Machine learning for shaft power prediction and analysis of fouling related performance deterioration

Abstract

Improving operational performance and reducing fuel consumption is increasingly important for shipping companies. Ship performance degrades over time due to hull and propeller fouling; therefore assessing when fouling effects are significant enough to warrant cleaning is critical. Advancements in onboard data logging systems, combined with machine learning techniques, unlock the potential to predict fouling effects accurately and determine when to clean.
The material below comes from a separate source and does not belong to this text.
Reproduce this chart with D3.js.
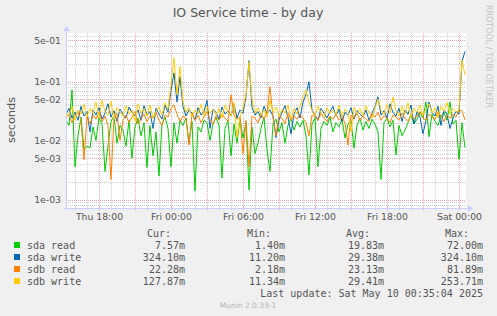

This study evaluates five models for shaft power prediction: Multiple Linear Regression, Decision Tree (AdaBoost), K – Nearest Neighbours, Artificial Neural Network and Random Forest. The importance of pre-processing is highlighted, contributing to the creation of a model with lower errors than previous studies. The significance of environmental parameters was explored, with the novel integration of wave statistics to the operational dataset, and simulated power-speed curves created from predictions to identify performance deterioration due to fouling. The Random Forest model was most effective in predicting shaft power, with an error of 1.17%. The addition of ‘Days Since Clean’ and ‘Significant Wave Height’ increased prediction accuracy by 0.07% and 0.12% respectively. Simulated power-speed curves revealed a 5.2% increase in shaft power due to fouling. This study provides operators with a method to determine when to conduct hull and propeller cleaning.